▽11月27日取材
よしかわでは、秋から冬への移り変わりはあっという間です。ブナやクヌギなど雑木の森独特の赤・黄・オレンジ・ベージュ色等々カラフルな紅葉に目を楽しませたのもつかの間、高い山の上の方では、もう木々は葉を落として裸の枝を寒い風にさらしています。
そんな冬の初めに、よしかわでは田圃に水を入れます。正式には冬季潅水、最近は冬水田圃とも呼ばれるようですが、この時期田圃に水を入れることによって、田圃の中に生えた雑草や残った稲の根、舞い落ちてきた落ち葉などの、微生物による分解が早く進むようになるのです。これから田圃の上には2〜3メートルの雪が降り積もりますが、雪の下では、微生物が来年の稲のための土作りをしてくれるわけです。冬季潅水は自然と共生する昔からの農民の知恵。よしかわではそれが、絶えることなく今も生きているのです。

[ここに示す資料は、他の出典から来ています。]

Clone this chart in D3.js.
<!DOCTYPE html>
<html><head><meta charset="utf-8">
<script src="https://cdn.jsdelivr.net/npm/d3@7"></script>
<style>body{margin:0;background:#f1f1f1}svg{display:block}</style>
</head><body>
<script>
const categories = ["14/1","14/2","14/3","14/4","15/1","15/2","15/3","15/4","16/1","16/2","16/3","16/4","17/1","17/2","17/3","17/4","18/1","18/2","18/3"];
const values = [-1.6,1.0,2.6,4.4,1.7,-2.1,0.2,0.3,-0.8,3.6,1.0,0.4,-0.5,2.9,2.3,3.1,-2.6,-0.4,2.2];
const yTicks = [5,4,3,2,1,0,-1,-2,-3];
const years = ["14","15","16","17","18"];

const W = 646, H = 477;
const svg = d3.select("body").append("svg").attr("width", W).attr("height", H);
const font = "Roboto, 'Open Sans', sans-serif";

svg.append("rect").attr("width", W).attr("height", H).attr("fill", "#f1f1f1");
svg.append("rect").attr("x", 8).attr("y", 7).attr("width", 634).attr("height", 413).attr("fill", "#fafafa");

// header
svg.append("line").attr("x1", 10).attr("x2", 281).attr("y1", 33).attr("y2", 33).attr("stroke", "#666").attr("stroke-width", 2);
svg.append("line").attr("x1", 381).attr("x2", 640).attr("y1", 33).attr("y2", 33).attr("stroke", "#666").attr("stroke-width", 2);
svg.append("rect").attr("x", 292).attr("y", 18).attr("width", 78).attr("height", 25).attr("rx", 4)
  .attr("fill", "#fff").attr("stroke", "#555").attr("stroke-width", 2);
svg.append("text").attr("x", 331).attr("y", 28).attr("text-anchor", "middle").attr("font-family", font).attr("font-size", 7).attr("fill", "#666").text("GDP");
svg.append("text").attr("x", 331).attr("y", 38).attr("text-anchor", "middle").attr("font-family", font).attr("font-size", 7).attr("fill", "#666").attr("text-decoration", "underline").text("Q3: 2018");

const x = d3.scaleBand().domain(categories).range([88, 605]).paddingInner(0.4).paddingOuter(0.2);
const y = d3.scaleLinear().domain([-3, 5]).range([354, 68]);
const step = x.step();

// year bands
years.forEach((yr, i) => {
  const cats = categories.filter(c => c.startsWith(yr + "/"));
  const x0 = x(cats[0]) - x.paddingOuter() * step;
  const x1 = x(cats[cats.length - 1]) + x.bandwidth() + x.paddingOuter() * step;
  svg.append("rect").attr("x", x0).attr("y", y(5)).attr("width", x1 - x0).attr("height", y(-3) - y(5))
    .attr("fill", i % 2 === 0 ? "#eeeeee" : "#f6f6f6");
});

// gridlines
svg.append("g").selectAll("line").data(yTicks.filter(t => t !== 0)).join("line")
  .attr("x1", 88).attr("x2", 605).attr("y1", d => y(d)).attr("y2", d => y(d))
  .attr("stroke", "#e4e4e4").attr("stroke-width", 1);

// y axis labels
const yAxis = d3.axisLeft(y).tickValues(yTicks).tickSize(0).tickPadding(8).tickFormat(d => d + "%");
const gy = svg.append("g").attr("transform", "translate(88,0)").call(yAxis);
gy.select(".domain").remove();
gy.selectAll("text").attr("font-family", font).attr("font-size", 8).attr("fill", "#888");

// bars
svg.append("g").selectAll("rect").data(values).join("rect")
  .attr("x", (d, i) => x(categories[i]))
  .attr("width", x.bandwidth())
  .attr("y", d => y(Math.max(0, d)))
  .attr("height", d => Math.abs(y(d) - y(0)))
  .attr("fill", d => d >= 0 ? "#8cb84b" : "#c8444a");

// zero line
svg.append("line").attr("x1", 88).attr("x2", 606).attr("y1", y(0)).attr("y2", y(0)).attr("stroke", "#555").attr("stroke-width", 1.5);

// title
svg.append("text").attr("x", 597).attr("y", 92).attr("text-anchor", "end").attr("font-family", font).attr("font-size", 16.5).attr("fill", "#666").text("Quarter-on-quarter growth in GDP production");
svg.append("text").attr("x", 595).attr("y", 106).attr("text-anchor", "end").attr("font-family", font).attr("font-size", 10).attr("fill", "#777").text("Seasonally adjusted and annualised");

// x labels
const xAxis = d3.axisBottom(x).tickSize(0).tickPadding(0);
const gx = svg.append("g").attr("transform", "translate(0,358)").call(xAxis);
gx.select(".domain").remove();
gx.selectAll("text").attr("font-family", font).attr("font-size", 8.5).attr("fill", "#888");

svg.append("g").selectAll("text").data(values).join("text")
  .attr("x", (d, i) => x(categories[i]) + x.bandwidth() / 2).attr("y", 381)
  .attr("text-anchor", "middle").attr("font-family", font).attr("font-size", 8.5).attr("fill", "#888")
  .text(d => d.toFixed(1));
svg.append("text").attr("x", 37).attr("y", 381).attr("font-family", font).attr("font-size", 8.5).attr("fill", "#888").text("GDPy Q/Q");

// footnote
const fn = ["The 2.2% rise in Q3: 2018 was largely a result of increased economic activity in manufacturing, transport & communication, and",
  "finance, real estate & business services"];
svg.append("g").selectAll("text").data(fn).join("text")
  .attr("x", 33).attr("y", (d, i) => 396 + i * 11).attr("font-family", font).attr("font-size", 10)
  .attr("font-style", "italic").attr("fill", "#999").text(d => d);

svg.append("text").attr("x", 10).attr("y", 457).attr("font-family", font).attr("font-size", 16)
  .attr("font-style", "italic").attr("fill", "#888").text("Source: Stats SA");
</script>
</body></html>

冬季潅水をした田圃では、春に水を入れるととオタマジャクシやメダカ、ゲンゴロウやタニシ、川エビ、ヤゴなどが自然に生まれてきます。冬の間、土の中で寒さを耐えてきた生き物たちです。厳しいよしかわの冬の雪の下の土の中では、微生物だけでなく沢山の生き物達が、春を目指して必至に生命の営みを続けているのです。
夜昼なく酒造りに追われる私達の冬ですが、水を張った冬の田圃を見るたびに、雪の下の生き物達に負けないよう頑張りたいと、思いを新たにします。

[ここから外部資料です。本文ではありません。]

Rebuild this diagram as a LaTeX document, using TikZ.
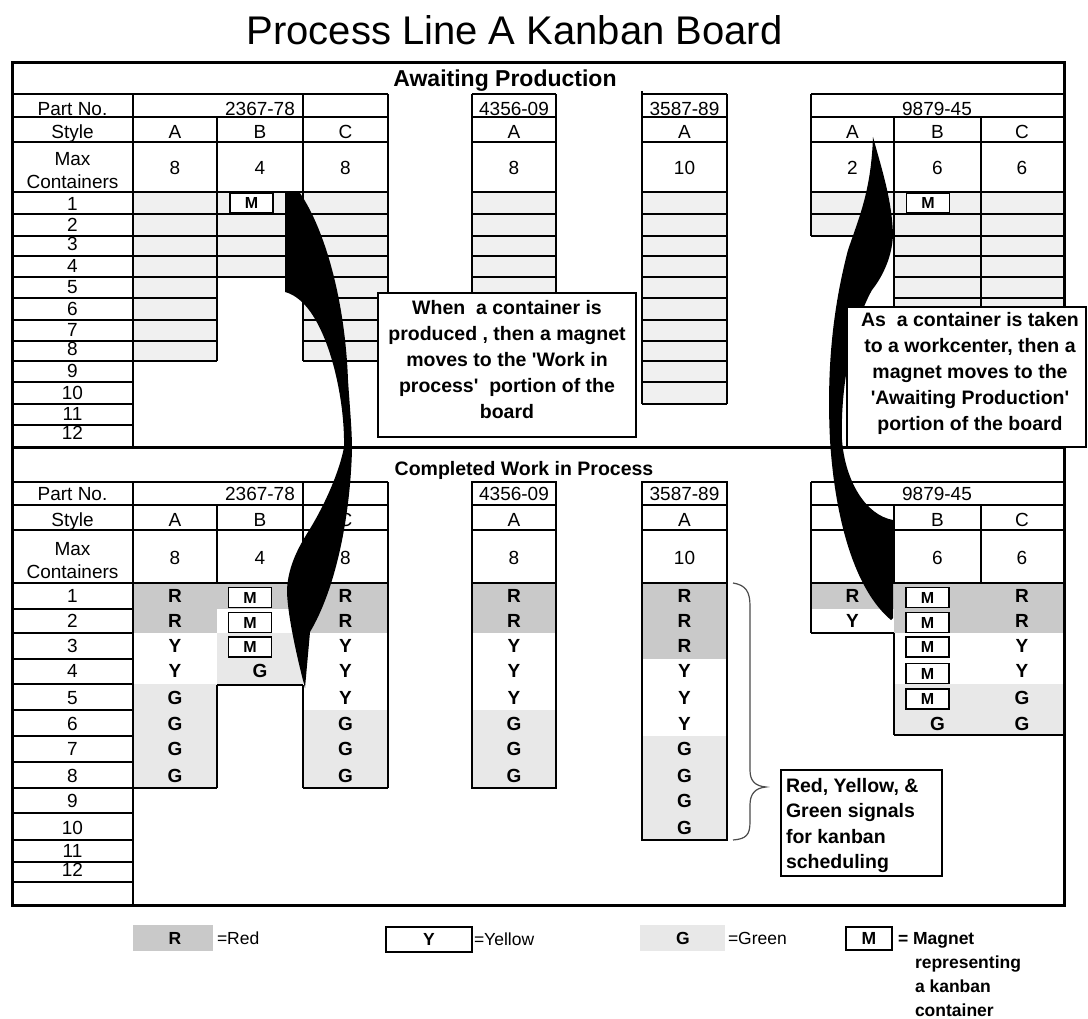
\documentclass[tikz,border=0pt]{standalone}
\usepackage{fontspec}
\setmainfont{Liberation Sans}
\definecolor{redsig}{gray}{0.79}
\definecolor{greensig}{gray}{0.91}
\definecolor{topcell}{gray}{0.94}
\newcommand\myfs[1]{\fontsize{#1}{#1}\selectfont}
\begin{document}
\begin{tikzpicture}[x=1pt,y=-1pt,
  every node/.style={inner sep=0pt,outer sep=0pt},
  lbl/.style={font=\myfs{19}, text height=13.6pt, text depth=0pt},
  sig/.style={font=\bfseries\myfs{19}, text height=13.6pt, text depth=0pt},
  mag/.style={draw,line width=1.6pt,fill=white,minimum width=43pt,minimum height=20pt,font=\bfseries\myfs{16},text height=11.4pt,text depth=0pt},
  gridl/.style={line width=1.3pt},
  framel/.style={line width=3pt},
  notebox/.style={draw,line width=1.5pt,fill=white},
  notetext/.style={font=\bfseries\fontsize{19.5}{26}\selectfont, align=center},
  legtext/.style={font=\myfs{17.5}, anchor=west, text height=12.5pt, text depth=0pt},
  legbold/.style={font=\bfseries\myfs{17.5}, anchor=west, text height=12.5pt, text depth=0pt},
  bigarrow/.style={fill=black},
  bracel/.style={line width=1.2pt, black!70},
]
\useasboundingbox (0,0) rectangle (1088,1019);

% ---------- title
\node[font=\myfs{40}, text height=28.6pt, text depth=0pt] (title) at (514.5,30) {Process Line A Kanban Board};

% ---------- fills: top section
\fill[topcell] (133,192) rectangle (217,361);
\fill[topcell] (217,192) rectangle (303,277);
\fill[topcell] (303,192) rectangle (388,361);
\fill[topcell] (472,192) rectangle (556,361);
\fill[topcell] (642,192) rectangle (727,404);
\fill[topcell] (811,192) rectangle (894,236);
\fill[topcell] (894,192) rectangle (1063,320);

% ---------- fills: bottom section
\fill[redsig] (133,583) rectangle (217,633);
\fill[greensig] (133,684) rectangle (217,788);
\fill[redsig] (217,583) rectangle (303,609);
\fill[greensig] (217,633) rectangle (303,685);
\fill[redsig] (303,583) rectangle (388,633);
\fill[greensig] (303,710) rectangle (388,788);
\fill[redsig] (472,583) rectangle (556,633);
\fill[greensig] (472,710) rectangle (556,788);
\fill[redsig] (642,583) rectangle (727,659);
\fill[greensig] (642,736) rectangle (727,840);
\fill[redsig] (811,583) rectangle (894,609);
\fill[redsig] (894,583) rectangle (1063,633);
\fill[greensig] (894,684) rectangle (1063,735);

% ---------- grid: top section
\foreach \y in {94,117,142,192,214,236,256,277,298,320,341,361,382,404,425}
  \draw[gridl] (12,\y) -- (133,\y);
\draw[gridl] (133,94) -- (133,447);
\foreach \y in {94,117,142,192} \draw[gridl] (133,\y) -- (388,\y);
\foreach \y in {214,236,256,277,298,320,341,361} {
  \draw[gridl] (133,\y) -- (217,\y);
  \draw[gridl] (303,\y) -- (388,\y);
}
\foreach \y in {214,236,256,277} \draw[gridl] (217,\y) -- (303,\y);
\draw[gridl] (217,117) -- (217,361) (303,94) -- (303,361) (388,94) -- (388,361);
\foreach \y in {94,117,142,192,214,236,256,277,298,320,341,361}
  \draw[gridl] (472,\y) -- (556,\y);
\draw[gridl] (472,94) -- (472,361) (556,94) -- (556,361);
\foreach \y in {94,117,142,192,214,236,256,277,298,320,341,361,382,404}
  \draw[gridl] (642,\y) -- (727,\y);
\draw[gridl] (642,91) -- (642,404) (727,94) -- (727,404);
\foreach \y in {94,117,142,192,214,236} \draw[gridl] (811,\y) -- (1063,\y);
\foreach \y in {256,277,298,320} \draw[gridl] (894,\y) -- (1063,\y);
\draw[gridl] (811,94) -- (811,236) (894,117) -- (894,320) (981,117) -- (981,320);

% ---------- grid: bottom section
\foreach \y in {482,505,530,583,609,633,659,684,710,736,762,788,813,840,862,882}
  \draw[gridl] (12,\y) -- (133,\y);
\draw[gridl] (133,482) -- (133,905);
\foreach \y in {482,505,530,583} \draw[gridl] (133,\y) -- (388,\y);
\draw[gridl] (133,788) -- (217,788) (217,685) -- (303,685) (303,788) -- (388,788);
\draw[gridl] (217,505) -- (217,583) (217,685) -- (217,788)
  (303,482) -- (303,583) (303,685) -- (303,788) (388,482) -- (388,788);
\draw[gridl] (472,482) rectangle (556,788);
\foreach \y in {505,530,583} \draw[gridl] (472,\y) -- (556,\y);
\draw[gridl] (642,482) rectangle (727,840);
\foreach \y in {505,530,583} \draw[gridl] (642,\y) -- (727,\y);
\foreach \y in {482,505,530,583} \draw[gridl] (811,\y) -- (1063,\y);
\draw[gridl] (811,633) -- (894,633) (894,735) -- (1063,735)
  (811,482) -- (811,633) (894,505) -- (894,583) (894,633) -- (894,735) (981,505) -- (981,583);

% ---------- frame
\draw[framel] (12,63) rectangle (1064,905);
\draw[framel] (12,447) -- (1064,447);

% ---------- section headings
\node[font=\bfseries\myfs{23}, text height=16.5pt, text depth=0pt] (hdrA) at (505,78) {Awaiting Production};
\node[font=\bfseries\myfs{19.5}, text height=14pt, text depth=0pt] (hdrC) at (524,468) {Completed Work in Process};

% ---------- label column, top
\node[lbl] (tPart) at (72.5,108.5) {Part No.};
\node[lbl] (tStyle) at (72.5,131.5) {Style};
\node[lbl] (tMax) at (72.5,158.5) {Max};
\node[lbl] (tCont) at (72.5,181.5) {Containers};
\foreach \y [count=\i] in {203.5,225,244,265.5,286.5,308.5,330,349,371,392.5,414,433}
  \node[lbl] (tRow\i) at (72.5,\y) {\i};

% ---------- label column, bottom
\node[lbl] (bPart) at (72.5,493.5) {Part No.};
\node[lbl] (bStyle) at (72.5,520) {Style};
\node[lbl] (bMax) at (72.5,548.5) {Max};
\node[lbl] (bCont) at (72.5,571.5) {Containers};
\foreach \y [count=\i] in {596,621,646,671,697.5,724,749,776,801,827.5,851,870}
  \node[lbl] (bRow\i) at (72.5,\y) {\i};

% ---------- headers of part columns (top and bottom)
\foreach \s/\y/\v in {t/108.5/131.5, b/493.5/520} {
  \node[lbl] (\s P1) at (260,\y) {2367-78};
  \node[lbl] (\s P2) at (514,\y) {4356-09};
  \node[lbl] (\s P3) at (684.5,\y) {3587-89};
  \node[lbl] (\s P4) at (937,\y) {9879-45};
  \node[lbl] (\s SA) at (175,\v) {A};
  \node[lbl] (\s SB) at (260,\v) {B};
  \node[lbl] (\s SC) at (345.5,\v) {C};
  \node[lbl] (\s SD) at (514,\v) {A};
  \node[lbl] (\s SE) at (684.5,\v) {A};
  \node[lbl] (\s SG) at (937.5,\v) {B};
  \node[lbl] (\s SH) at (1022,\v) {C};
}
\node[lbl] (tSF) at (852.5,131.5) {A};
\foreach \s/\y in {t/167.5, b/557.5} {
  \node[lbl] (\s MA) at (175,\y) {8};
  \node[lbl] (\s MB) at (260,\y) {4};
  \node[lbl] (\s MC) at (345.5,\y) {8};
  \node[lbl] (\s MD) at (514,\y) {8};
  \node[lbl] (\s ME) at (684.5,\y) {10};
  \node[lbl] (\s MG) at (937.5,\y) {6};
  \node[lbl] (\s MH) at (1022,\y) {6};
}
\node[lbl] (tMF) at (852.5,167.5) {2};

% ---------- signals, bottom section
\foreach \s/\y [count=\i] in {R/596,R/621,Y/646,Y/671,G/697.5,G/724,G/749,G/776}
  \node[sig] (sA\i) at (175,\y) {\s};
\node[sig] (sB4) at (260,671) {G};
\foreach \s/\y [count=\i] in {R/596,R/621,Y/646,Y/671,Y/697.5,G/724,G/749,G/776} {
  \node[sig] (sC\i) at (345.5,\y) {\s};
  \node[sig] (sD\i) at (514,\y) {\s};
}
\foreach \s/\y [count=\i] in {R/596,R/621,R/646,Y/671,Y/697.5,Y/724,G/749,G/776,G/801,G/827.5}
  \node[sig] (sE\i) at (684.5,\y) {\s};
\node[sig] (sF1) at (852.5,596) {R};
\node[sig] (sF2) at (852.5,621) {Y};
\foreach \s/\y [count=\i] in {R/596,R/621,Y/646,Y/671,G/697.5,G/724}
  \node[sig] (sH\i) at (1022,\y) {\s};
\node[sig] (sG6) at (937.5,724) {G};

% ---------- magnets
\node[mag] (mT1) at (251.5,203) {M};
\node[mag] (mT2) at (928,203) {M};
\foreach \y [count=\i] in {597.5,622.5,647}
  \node[mag] (mB\i) at (250,\y) {M};
\foreach \y [count=\i] in {597.5,622.5,647,673.5,699}
  \node[mag] (mG\i) at (927.5,\y) {M};

% ---------- bracket
\draw[bracel] (733,583) .. controls (746,585) and (750,592) .. (750,606) -- (750,770)
  .. controls (750,781) and (755,786) .. (766,787)
  .. controls (755,788) and (750,794) .. (750,805) -- (750,822)
  .. controls (750,835) and (746,839) .. (733,840);

% ---------- big curved arrows
\fill[bigarrow] (285,193) -- (300,193)
  .. controls (325,230) and (345,300) .. (348,380)
  .. controls (350,410) and (352,430) .. (352,450)
  .. controls (350,520) and (335,590) .. (310,632)
  -- (305,688)
  .. controls (295,650) and (287,610) .. (287,590)
  .. controls (288,565) and (300,545) .. (308,532)
  .. controls (325,505) and (340,470) .. (344,447)
  .. controls (345,400) and (330,330) .. (303,303)
  .. controls (297,297) and (290,293) .. (285,292)
  -- cycle;
\fill[bigarrow] (873,137)
  .. controls (882,170) and (892,200) .. (893,235)
  .. controls (892,260) and (880,280) .. (872,290)
  .. controls (855,320) and (840,380) .. (842,440)
  .. controls (845,480) and (865,515) .. (893,520)
  -- (893,618) -- (891,620)
  .. controls (855,590) and (835,520) .. (830,440)
  .. controls (826,360) and (835,300) .. (848,250)
  .. controls (860,215) and (871,190) .. (873,137)
  -- cycle;

% ---------- notes
\node[notebox, minimum width=258pt, minimum height=144pt] (box1) at (507,365) {};
\node[notetext] (box1t) at (507,360) {When\ \ a container is\\produced , then a magnet\\moves to the \textquotesingle Work in\\process\textquotesingle\ \ portion of the\\board};
\node[notebox, minimum width=239pt, minimum height=140pt] (box2) at (966.5,377) {};
\node[notetext] (box2t) at (970,373) {As\ \ a container is taken\\to a workcenter, then a\\magnet moves to the\\\textquotesingle Awaiting Production\textquotesingle\\portion of the board};
\node[notebox, minimum width=161pt, minimum height=106pt] (box3) at (861.5,823) {};
\node[font=\bfseries\fontsize{19.5}{25.5}\selectfont, align=left, anchor=west] (box3t) at (786,825.5) {Red, Yellow, \&\\Green signals\\for kanban\\scheduling};

% ---------- legend
\fill[redsig] (133,925) rectangle (213,951);
\node[legbold, anchor=center] (legR) at (175,938) {R};
\node[legtext] (legRt) at (217,938) {=Red};
\node[draw, line width=1.3pt, minimum width=86pt, minimum height=25pt, font=\bfseries\myfs{17.5}, text height=12.5pt, text depth=0pt] (legY) at (429,939.5) {Y};
\node[legtext] (legYt) at (474,939) {=Yellow};
\fill[greensig] (640,925) rectangle (725,951);
\node[legbold, anchor=center] (legG) at (683,938) {G};
\node[legtext] (legGt) at (728,938) {=Green};
\node[mag, minimum width=46pt, minimum height=23pt, font=\bfseries\myfs{17.5}, text height=12.5pt] (legM) at (869,938.5) {M};
\node[legbold] (legM1) at (898,938) {= Magnet};
\node[legbold] (legM2) at (915,962) {representing};
\node[legbold] (legM3) at (915,986) {a kanban};
\node[legbold] (legM4) at (915,1010) {container};
\end{tikzpicture}
\end{document}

冬季潅水で溜池が空になると、底に溜まった泥をさらいます。
溜池の中では、鯉や鮒、泥鰌、川エビや、よしかわでは「ツブ」と呼ばれる大きなタニシ、淡水性のカラス貝、カエルなどたくさんの生き物が暮らしていますが、鮒は増えすぎると溜池の壁を突いて穴を開けてしまうので、水を抜いた後に、捕ってしまいます。鮒や鯉、タニシや川エビを、美味しい惣菜やお酒のつまみとして頂くのも、冬の楽しみです。
子供達は溜池の生き物に大喜び。大はしゃぎで鮒たちを捕まえています。 |
紅葉が映える、よしかわ大賀地区の棚田。冬先に水を張った田圃では、落ち葉や雑草などの腐敗が速く進み、それが翌年の稲のための肥料になります。
写真はよしかわ随一の篤農家Nさんの田圃です。
Nさんの家では、溜池から水を落として田圃に水を張ります。
田圃に吹き寄せられた落ち葉。
冬季潅水後、雪の下で微生物によって分解され、
やがて春には、稲を養う土に変身しています。